(Source records)
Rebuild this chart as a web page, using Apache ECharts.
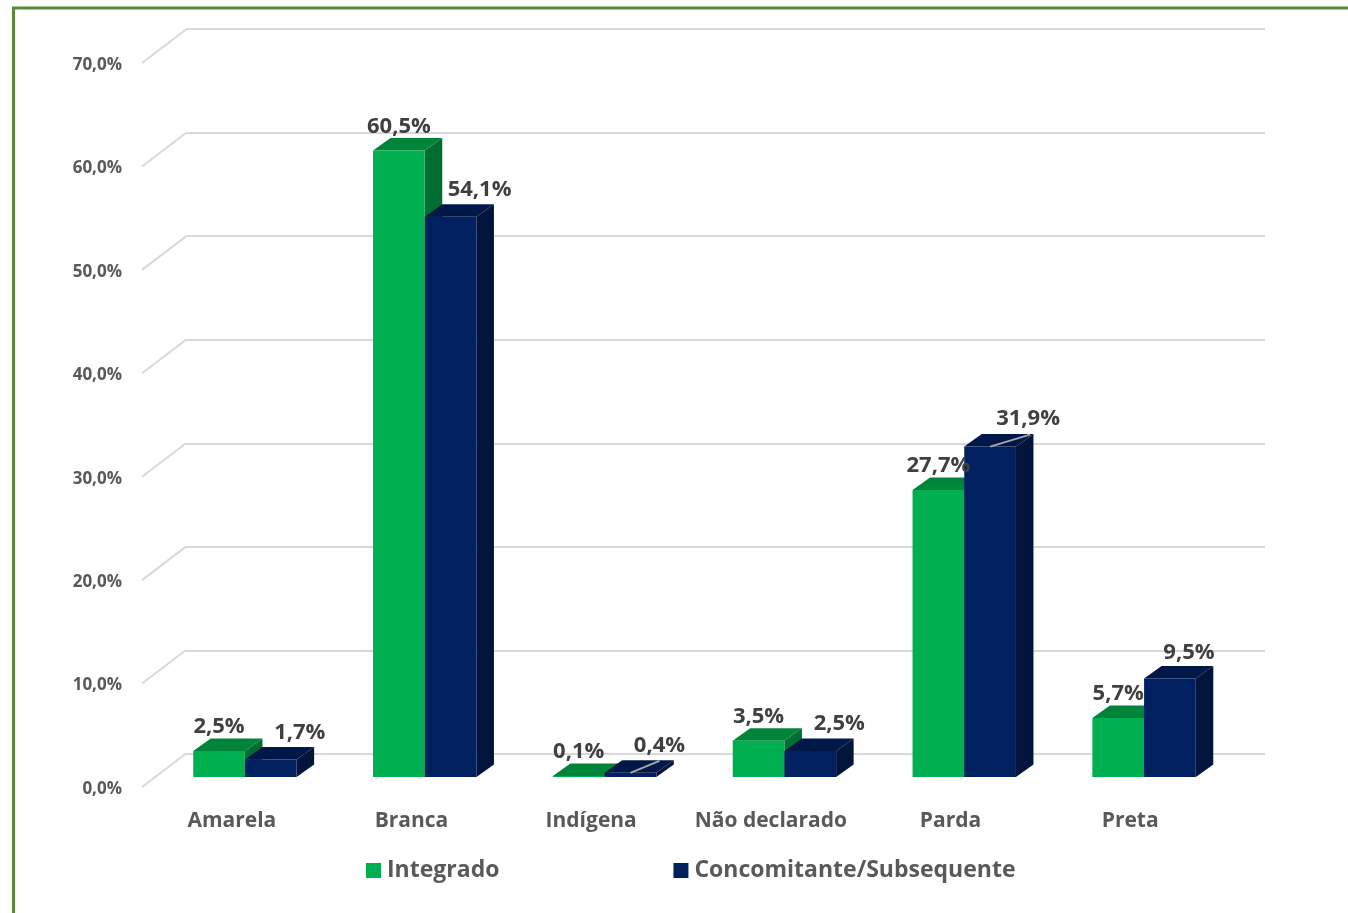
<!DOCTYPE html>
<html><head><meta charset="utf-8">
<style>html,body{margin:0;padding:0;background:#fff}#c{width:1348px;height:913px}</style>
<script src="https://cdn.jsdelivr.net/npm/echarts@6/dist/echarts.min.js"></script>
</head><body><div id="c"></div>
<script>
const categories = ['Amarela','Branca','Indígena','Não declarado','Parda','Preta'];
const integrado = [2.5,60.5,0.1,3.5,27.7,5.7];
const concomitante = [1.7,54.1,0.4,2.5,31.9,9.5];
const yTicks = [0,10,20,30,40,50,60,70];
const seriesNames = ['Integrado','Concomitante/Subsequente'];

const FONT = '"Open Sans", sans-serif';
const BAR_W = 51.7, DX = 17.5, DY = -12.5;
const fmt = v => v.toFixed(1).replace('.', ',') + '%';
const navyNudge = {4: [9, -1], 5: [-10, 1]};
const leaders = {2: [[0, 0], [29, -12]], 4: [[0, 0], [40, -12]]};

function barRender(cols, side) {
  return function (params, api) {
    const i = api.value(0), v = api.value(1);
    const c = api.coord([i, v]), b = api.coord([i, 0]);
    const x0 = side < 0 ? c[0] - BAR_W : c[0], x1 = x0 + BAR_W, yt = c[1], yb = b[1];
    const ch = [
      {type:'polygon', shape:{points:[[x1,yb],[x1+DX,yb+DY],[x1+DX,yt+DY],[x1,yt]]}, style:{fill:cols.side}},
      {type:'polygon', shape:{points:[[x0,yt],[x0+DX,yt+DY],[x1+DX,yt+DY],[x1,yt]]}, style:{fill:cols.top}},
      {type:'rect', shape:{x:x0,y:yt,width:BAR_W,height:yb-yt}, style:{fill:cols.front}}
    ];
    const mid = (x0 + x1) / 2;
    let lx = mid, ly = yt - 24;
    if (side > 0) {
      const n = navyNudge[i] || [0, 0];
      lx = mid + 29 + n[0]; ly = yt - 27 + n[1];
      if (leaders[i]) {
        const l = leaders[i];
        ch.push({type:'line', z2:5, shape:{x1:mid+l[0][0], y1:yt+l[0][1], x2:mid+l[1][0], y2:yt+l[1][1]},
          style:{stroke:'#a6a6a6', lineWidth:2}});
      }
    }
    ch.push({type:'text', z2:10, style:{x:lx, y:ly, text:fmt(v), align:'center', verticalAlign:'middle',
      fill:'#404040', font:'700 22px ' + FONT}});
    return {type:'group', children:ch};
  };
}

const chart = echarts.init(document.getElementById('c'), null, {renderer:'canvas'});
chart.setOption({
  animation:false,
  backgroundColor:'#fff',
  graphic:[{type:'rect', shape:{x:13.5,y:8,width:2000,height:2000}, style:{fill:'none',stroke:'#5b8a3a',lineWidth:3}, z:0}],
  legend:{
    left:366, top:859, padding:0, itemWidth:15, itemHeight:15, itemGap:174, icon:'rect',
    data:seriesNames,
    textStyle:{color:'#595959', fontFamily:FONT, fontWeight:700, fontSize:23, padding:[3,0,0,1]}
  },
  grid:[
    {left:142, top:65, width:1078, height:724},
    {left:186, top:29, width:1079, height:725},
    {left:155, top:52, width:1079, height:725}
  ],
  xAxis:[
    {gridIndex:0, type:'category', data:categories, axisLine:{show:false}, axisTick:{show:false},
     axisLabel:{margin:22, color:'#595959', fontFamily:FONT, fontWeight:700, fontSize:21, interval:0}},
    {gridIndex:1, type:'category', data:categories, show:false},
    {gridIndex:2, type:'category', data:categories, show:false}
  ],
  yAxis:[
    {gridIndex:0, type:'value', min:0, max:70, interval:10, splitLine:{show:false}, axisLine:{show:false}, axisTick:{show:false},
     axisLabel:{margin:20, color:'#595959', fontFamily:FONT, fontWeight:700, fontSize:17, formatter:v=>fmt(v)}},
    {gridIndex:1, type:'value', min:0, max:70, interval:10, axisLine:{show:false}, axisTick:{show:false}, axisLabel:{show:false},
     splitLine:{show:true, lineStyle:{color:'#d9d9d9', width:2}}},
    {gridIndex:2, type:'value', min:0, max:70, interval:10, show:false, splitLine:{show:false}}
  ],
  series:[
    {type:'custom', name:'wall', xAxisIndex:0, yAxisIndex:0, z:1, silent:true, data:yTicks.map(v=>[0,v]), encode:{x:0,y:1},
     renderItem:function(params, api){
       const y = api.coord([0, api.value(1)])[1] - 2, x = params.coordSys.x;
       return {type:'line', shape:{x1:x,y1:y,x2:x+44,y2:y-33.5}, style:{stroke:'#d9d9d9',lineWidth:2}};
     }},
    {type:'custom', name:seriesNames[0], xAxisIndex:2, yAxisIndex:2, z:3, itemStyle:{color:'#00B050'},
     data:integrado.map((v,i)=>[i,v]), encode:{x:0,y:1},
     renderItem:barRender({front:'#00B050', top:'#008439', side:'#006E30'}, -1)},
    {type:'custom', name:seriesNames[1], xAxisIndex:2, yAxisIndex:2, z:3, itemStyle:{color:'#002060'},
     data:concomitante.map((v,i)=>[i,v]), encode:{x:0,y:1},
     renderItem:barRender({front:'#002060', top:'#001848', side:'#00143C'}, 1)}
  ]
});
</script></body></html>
* * *
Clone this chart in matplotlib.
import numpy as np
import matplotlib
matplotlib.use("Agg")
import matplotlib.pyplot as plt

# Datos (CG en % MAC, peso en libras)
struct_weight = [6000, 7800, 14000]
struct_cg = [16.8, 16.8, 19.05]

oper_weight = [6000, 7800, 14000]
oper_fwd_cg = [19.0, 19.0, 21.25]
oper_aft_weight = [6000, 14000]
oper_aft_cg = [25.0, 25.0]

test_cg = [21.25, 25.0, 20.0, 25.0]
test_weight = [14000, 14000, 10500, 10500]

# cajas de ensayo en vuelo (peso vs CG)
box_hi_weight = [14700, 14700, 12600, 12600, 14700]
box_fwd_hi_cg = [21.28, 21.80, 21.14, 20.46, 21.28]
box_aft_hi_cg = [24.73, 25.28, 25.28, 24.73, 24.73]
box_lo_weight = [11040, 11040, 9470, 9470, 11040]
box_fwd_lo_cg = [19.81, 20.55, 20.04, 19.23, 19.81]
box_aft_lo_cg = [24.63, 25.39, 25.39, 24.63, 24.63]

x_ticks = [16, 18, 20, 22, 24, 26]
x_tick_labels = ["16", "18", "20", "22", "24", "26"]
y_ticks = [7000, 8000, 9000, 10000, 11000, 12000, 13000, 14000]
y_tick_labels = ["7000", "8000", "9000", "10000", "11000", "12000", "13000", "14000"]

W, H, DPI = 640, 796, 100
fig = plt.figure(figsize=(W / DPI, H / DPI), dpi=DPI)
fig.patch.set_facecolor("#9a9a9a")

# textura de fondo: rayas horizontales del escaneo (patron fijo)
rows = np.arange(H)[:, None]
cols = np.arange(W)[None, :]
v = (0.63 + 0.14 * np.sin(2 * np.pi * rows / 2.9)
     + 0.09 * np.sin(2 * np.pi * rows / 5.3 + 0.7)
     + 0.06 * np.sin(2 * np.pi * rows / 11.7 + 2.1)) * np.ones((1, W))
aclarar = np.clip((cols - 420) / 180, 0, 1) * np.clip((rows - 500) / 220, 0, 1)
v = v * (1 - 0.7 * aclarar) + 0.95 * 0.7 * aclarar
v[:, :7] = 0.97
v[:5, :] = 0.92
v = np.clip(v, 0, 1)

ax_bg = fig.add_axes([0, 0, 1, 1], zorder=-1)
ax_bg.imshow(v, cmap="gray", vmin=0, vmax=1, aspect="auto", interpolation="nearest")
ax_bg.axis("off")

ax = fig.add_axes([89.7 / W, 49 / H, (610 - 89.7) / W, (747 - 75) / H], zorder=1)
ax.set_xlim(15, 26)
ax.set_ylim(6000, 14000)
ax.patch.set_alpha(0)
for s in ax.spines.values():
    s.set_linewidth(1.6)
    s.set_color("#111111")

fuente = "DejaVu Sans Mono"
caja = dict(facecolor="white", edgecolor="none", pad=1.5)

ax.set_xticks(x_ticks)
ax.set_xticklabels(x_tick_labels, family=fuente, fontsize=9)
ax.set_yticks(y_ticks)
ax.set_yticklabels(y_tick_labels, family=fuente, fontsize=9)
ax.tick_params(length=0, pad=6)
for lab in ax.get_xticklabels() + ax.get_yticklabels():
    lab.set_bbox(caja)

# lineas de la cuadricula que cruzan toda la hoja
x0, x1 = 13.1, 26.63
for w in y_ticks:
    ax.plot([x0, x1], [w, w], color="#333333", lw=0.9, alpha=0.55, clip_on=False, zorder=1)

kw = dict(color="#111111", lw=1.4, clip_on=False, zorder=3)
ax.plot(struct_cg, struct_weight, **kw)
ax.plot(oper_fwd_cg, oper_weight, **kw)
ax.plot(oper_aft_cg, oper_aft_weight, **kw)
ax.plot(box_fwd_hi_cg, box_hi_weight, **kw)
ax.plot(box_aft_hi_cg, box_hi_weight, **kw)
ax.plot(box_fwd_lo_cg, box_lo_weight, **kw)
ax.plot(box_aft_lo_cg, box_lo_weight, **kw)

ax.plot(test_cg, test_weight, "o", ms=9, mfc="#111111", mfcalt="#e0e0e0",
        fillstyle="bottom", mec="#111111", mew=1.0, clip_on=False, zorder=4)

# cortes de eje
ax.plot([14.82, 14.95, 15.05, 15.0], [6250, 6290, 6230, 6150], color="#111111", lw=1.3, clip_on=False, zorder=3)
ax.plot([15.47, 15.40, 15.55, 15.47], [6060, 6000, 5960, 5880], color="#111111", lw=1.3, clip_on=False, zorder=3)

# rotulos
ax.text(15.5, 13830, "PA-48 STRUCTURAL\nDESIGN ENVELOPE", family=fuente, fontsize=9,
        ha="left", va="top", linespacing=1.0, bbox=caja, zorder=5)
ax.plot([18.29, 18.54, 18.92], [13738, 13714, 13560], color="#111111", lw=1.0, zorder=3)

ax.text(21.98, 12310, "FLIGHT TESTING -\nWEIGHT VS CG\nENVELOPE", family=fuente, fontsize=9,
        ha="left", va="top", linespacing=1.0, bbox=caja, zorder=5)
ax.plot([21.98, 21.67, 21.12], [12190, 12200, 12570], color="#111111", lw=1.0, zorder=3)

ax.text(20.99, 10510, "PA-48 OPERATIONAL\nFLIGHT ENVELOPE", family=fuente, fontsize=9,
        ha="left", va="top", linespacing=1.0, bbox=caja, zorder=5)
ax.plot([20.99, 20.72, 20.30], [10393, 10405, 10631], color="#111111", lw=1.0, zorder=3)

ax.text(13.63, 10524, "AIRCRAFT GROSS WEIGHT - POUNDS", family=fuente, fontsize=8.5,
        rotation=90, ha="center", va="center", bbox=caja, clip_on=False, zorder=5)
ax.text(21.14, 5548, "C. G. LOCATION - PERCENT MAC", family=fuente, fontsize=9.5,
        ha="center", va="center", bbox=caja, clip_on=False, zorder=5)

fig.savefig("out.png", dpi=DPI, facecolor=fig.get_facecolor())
...
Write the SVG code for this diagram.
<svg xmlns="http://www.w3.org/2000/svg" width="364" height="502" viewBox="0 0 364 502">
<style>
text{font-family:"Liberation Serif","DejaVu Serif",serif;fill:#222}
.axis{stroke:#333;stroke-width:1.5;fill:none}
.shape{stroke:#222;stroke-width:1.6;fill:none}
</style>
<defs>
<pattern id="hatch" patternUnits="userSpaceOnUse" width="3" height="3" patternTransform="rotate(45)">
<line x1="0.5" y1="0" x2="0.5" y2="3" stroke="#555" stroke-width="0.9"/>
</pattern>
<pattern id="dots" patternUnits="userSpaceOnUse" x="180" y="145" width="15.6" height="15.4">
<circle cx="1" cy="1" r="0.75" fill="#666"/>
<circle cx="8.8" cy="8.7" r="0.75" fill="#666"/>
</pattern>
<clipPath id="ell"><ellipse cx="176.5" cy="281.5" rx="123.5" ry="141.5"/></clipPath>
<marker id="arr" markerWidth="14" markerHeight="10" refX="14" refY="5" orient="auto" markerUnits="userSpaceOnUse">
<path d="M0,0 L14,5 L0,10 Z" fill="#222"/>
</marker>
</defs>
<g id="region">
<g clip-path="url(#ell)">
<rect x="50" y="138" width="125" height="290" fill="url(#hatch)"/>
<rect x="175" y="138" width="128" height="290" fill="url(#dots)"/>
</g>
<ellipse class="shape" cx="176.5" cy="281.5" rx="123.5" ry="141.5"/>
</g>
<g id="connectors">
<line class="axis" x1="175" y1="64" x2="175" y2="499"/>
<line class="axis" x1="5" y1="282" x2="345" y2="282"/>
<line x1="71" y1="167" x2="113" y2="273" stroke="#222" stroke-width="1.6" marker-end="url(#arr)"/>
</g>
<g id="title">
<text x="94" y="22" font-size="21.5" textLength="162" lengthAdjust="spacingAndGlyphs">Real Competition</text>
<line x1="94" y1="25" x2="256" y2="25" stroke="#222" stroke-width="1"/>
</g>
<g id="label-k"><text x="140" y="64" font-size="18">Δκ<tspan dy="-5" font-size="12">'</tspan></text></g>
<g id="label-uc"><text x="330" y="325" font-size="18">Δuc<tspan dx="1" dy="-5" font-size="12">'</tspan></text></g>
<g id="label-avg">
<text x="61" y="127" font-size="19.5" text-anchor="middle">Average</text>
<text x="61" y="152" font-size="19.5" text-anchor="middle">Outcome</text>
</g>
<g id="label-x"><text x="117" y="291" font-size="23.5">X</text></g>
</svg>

* _What you will do_:
Print the line above containing "Rebuild this chart", the line containing "const seriesNames = ['Integrado','Concomitante/Subsequente'];", and everything between them, exactly as written. Pictures stay out.

* _Complete answer_:
Rebuild this chart as a web page, using Apache ECharts.
<!DOCTYPE html>
<html><head><meta charset="utf-8">
<style>html,body{margin:0;padding:0;background:#fff}#c{width:1348px;height:913px}</style>
<script src="https://cdn.jsdelivr.net/npm/echarts@6/dist/echarts.min.js"></script>
</head><body><div id="c"></div>
<script>
const categories = ['Amarela','Branca','Indígena','Não declarado','Parda','Preta'];
const integrado = [2.5,60.5,0.1,3.5,27.7,5.7];
const concomitante = [1.7,54.1,0.4,2.5,31.9,9.5];
const yTicks = [0,10,20,30,40,50,60,70];
const seriesNames = ['Integrado','Concomitante/Subsequente'];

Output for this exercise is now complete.